Le virus de l'hépatite C (VHC), est un virus à ARN. Il infecte les hépatocytes où il induit notamment la synthèse et l’expression de protéases toxiques, cibles des thérapeutiques actuelles comme le télaprévir et le bocéprévir. Utilisés en association avec l'interféron pégylé alfa et la ribavirine pour limiter la survenue de résistances, ces inhibiteurs des protéases sont efficaces mais exposent à de nombreux effets secondaires et risques d’interactions médicamenteuses ; de plus, les rechutes après l’arrêt du traitement sont fréquentes. Des inhibiteurs de la protéase de deuxième génération sont en cours de développement ainsi que d’autres molécules ayant pour cible d’autres enzymes virales.
Mais les recherches thérapeutiques actuelles s’orientent également vers une autre cible, celle des micro-ARN. En effet, on sait aujourd’hui que les capacités du VHC à survivre et se répliquer dans les hépatocytes dépendent de la présence d’un micro-ARN endogène d’une vingtaine de nucléotides, le miR-122. Dans les hépatocytes infectés, le miR-122 se lie à des régions non transcrites de l’ARN viral. Le complexe miR-122-VHC ainsi formé a pour propriété, non pas de dégrader l’ARN viral, mais au contraire de le protéger de la dégradation nucléolytique par la cellule hôte.
L’idée de s’opposer à la formation de ces complexes a ouvert de nouvelles perspectives thérapeutiques. C’est sur cette base qu’a été développé le miravirsen, un petit ARN de synthèse de 15 nucléotides porteur d’une séquence antisens de haute affinité pour la région 5’ du miR-122 mature. Agissant comme un verrou nucléotidique, le miravirsen inhibe toute possibilité de liaison du miR-122 à l’ARN viral. Il a été testé chez 36 patients porteurs d’une hépatite C1 chronique, dans un essai clinique de phase 2a. Pour cette étude de recherche de dose, les patients ont été randomisés pour recevoir soit un placebo, soit 3, 5 ou 7 mg/kg de miravirsen en injections sous-cutanées hebdomadaires durant 5 semaines.
Au terme d’un suivi de 18 semaines, il a été observé une diminution dose-dépendante de la charge virale sous miravirsen, se maintenant après la fin du traitement. À la plus forte dose testée (7 mg/kg, 9 patients), la diminution moyenne de la charge virale était de 3 log UI/ml versus 0,4 dans le groupe placebo (p = 0,002), avec 4 cas de charge indétectable. Aucun effet secondaire du traitement n’a été observé durant la période de l’étude. Il n’a pas non plus été mis en évidence de mutation pouvant évoquer une résistance virale.

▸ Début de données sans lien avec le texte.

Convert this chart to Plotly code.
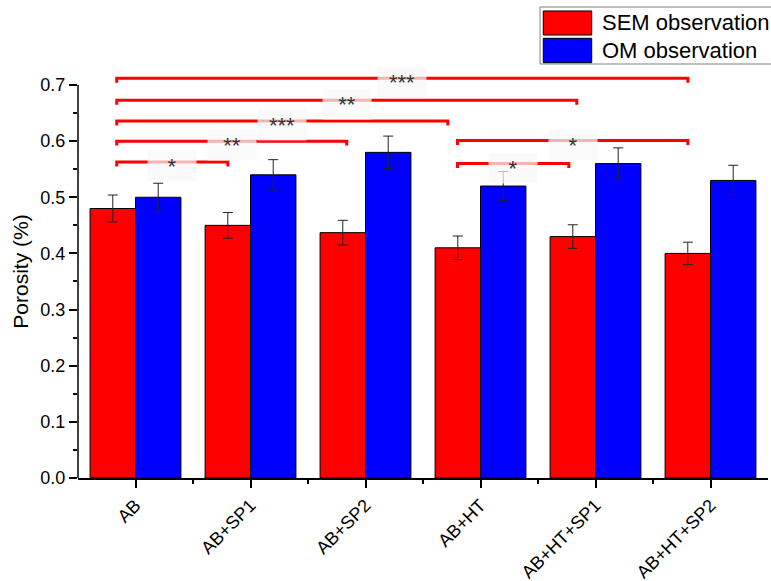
import plotly.graph_objects as go

# Sample groups and porosity measurements (%)
groups = ["AB", "AB+SP1", "AB+SP2", "AB+HT", "AB+HT+SP1", "AB+HT+SP2"]
sem_porosity = [0.480, 0.450, 0.437, 0.410, 0.430, 0.400]
sem_error = [0.024, 0.023, 0.022, 0.021, 0.021, 0.020]
om_porosity = [0.500, 0.540, 0.580, 0.520, 0.560, 0.530]
om_error = [0.025, 0.027, 0.029, 0.026, 0.028, 0.027]

# Significance brackets: start position, end position, height, label
bracket_start = [-0.163, -0.163, -0.163, -0.163, -0.163, 2.80, 2.80]
bracket_end = [0.803, 1.837, 2.716, 3.837, 4.803, 4.803, 3.768]
bracket_level = [0.563, 0.600, 0.636, 0.673, 0.712, 0.601, 0.560]
bracket_label = ["*", "**", "***", "**", "***", "*", "*"]

FONT = "Liberation Sans, Arial, sans-serif"
x_pos = list(range(len(groups)))

fig = go.Figure()
fig.add_trace(go.Bar(
    x=x_pos, y=sem_porosity, name="SEM observation",
    marker=dict(color="#ff0000", line=dict(color="#000000", width=1)),
    error_y=dict(type="data", array=sem_error, color="#222222",
                 thickness=1, width=5),
))
fig.add_trace(go.Bar(
    x=x_pos, y=om_porosity, name="OM observation",
    marker=dict(color="#0000ff", line=dict(color="#000000", width=1)),
    error_y=dict(type="data", array=om_error, color="#222222",
                 thickness=1, width=5),
))

# Brackets with short downward end ticks
tick_drop = 0.008
for x0, x1, lvl, lab in zip(bracket_start, bracket_end, bracket_level, bracket_label):
    fig.add_trace(go.Scatter(
        x=[x0, x0, x1, x1],
        y=[lvl - tick_drop, lvl, lvl, lvl - tick_drop],
        mode="lines", line=dict(color="#ff0000", width=3),
        hoverinfo="skip", showlegend=False,
    ))
    fig.add_annotation(
        x=(x0 + x1) / 2, y=lvl, xref="x", yref="y",
        text=lab, showarrow=False, yshift=-4,
        font=dict(family=FONT, size=22, color="#333333"),
        bgcolor="rgba(248,248,248,0.72)", width=44, height=26, borderpad=2,
        xanchor="center", yanchor="middle",
    )

# Left axis line drawn only up to the last major tick
fig.add_shape(type="line", xref="paper", yref="y", x0=0, x1=0, y0=0, y1=0.7,
              line=dict(color="#000000", width=1.5))

# Legend panel
fig.add_shape(type="rect", xref="paper", yref="paper",
              x0=0.6696, x1=1.02, y0=1.0024, y1=1.1404,
              line=dict(color="#808080", width=1), fillcolor="#ffffff")
legend_rows = [("SEM observation", "#ff0000", 1.1308, 1.0726, 1.1017),
               ("OM observation", "#0000ff", 1.0646, 1.0056, 1.0351)]
for label, color, top, bottom, mid in legend_rows:
    fig.add_shape(type="rect", xref="paper", yref="paper",
                  x0=0.6743, x1=0.7445, y0=bottom, y1=top,
                  line=dict(color="#000000", width=1), fillcolor=color)
    fig.add_annotation(x=0.7565, y=mid, xref="paper", yref="paper",
                       text=label, showarrow=False, xanchor="left",
                       yanchor="middle",
                       font=dict(family=FONT, size=22, color="#000000"))

fig.update_layout(
    width=771, height=581,
    margin=dict(l=78, r=3, t=65, b=103),
    paper_bgcolor="#ffffff", plot_bgcolor="#ffffff",
    barmode="group", bargap=0.21, bargroupgap=0,
    showlegend=False,
    font=dict(family=FONT, color="#000000"),
)
fig.update_xaxes(
    range=[-0.5, 5.5], tickvals=x_pos, ticktext=groups, tickangle=-45,
    automargin=False,
    showline=True, linecolor="#000000", linewidth=1.5,
    ticks="outside", ticklen=8, tickwidth=1.5, tickcolor="#000000",
    minor=dict(tickvals=[0.5, 1.5, 2.5, 3.5, 4.5], ticks="outside",
               ticklen=4, tickwidth=1.5, tickcolor="#000000"),
    showgrid=False, zeroline=False,
    tickfont=dict(family=FONT, size=18, color="#000000"),
)
fig.update_yaxes(
    range=[0, 0.7356], tick0=0, dtick=0.1, tickformat=".1f",
    automargin=False,
    showline=False,
    ticks="outside", ticklen=8, tickwidth=1.5, tickcolor="#000000",
    minor=dict(dtick=0.05, ticks="outside", ticklen=4, tickwidth=1.5,
               tickcolor="#000000"),
    showgrid=False, zeroline=False,
    tickfont=dict(family=FONT, size=18, color="#000000"),
    title=dict(text="Porosity (%)", standoff=6,
               font=dict(family=FONT, size=21, color="#000000")),
)

fig.write_html("out.html")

La voie est donc ouverte pour la poursuite de l’évaluation thérapeutique des oligonucléotides anti-sens en hépatologie. La prudence s’impose néanmoins dans la mesure ou le miR-122, cible du miravirsen, est aussi un gène suppresseur de tumeur pour le carcinome hépatocellulaire, complication déjà connue de l’infection à VHC. Et peut être faudra-t-il envisager d’y associer d’autres séquence nucléotidiques pour un véritable « coktail anti-sens » contre le VHC.